Though a strong proponent, Dave always acknowledged the MDA was subject to over-hype, and tried to present a balanced view, as he does in his book, which I’m very happy to recommend. But I think the vision as articulated at the time included the ability to work entirely in the graphical environment, abstracting completely the underlying execution environment, whatever it was.
On Stefan’s page he references his answer to Martin Fowler’s critique, but he also acknowledges the main point I was trying to make (and which Martin also makes), which is that pictures are just not going to replace words in software development.

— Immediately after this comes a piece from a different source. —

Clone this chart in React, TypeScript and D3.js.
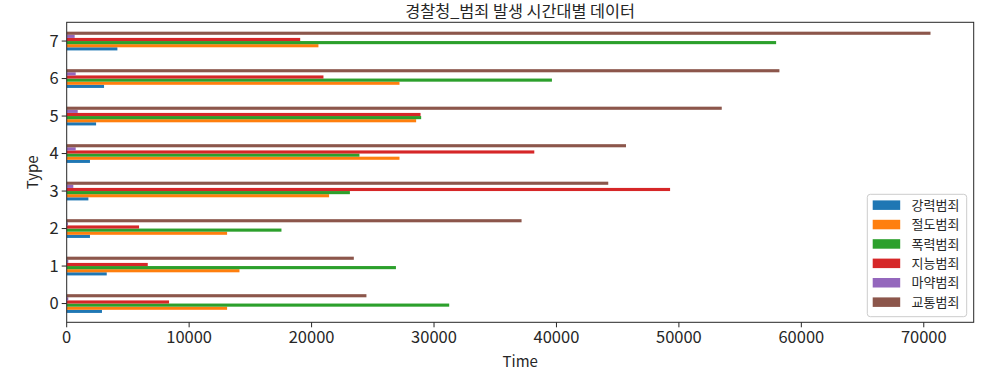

My experience with UML-generated code seems to be in line with what Stefan is saying, and with a more practical view of UML and MDA that now seems to be emerging. I was running a COM+ architecture lab program at the time for Compaq services. We started with UML to capture the use cases and create the initial class diagrams, from which we generated the initial VB skeletons. However, once we got into the code we never went back to the diagrams. True round-tripping, as far as I know, remains an unrealistic goal.
The current thinking about modeling tools seems to be that they are not intended to completely replace coding, as Stefan says, but to generate as much code as possible. It’s good to see a more realistic view being promoted nowadays, and yes, if I’d been aware of this shift I would certainly not have taken the old vision to task.
A recent statement from Bill Gates is interesting in this light, including the observation that UML is too complex (which I agree with for what it’s worth), although modeling is definitely the future. He includes Web services in the picture by saying that you need modeling for them.
I’m not sure about that, but I certainly agree that UML and MDA are not right for Web services, as I said. And I am sticking to that part of the original post!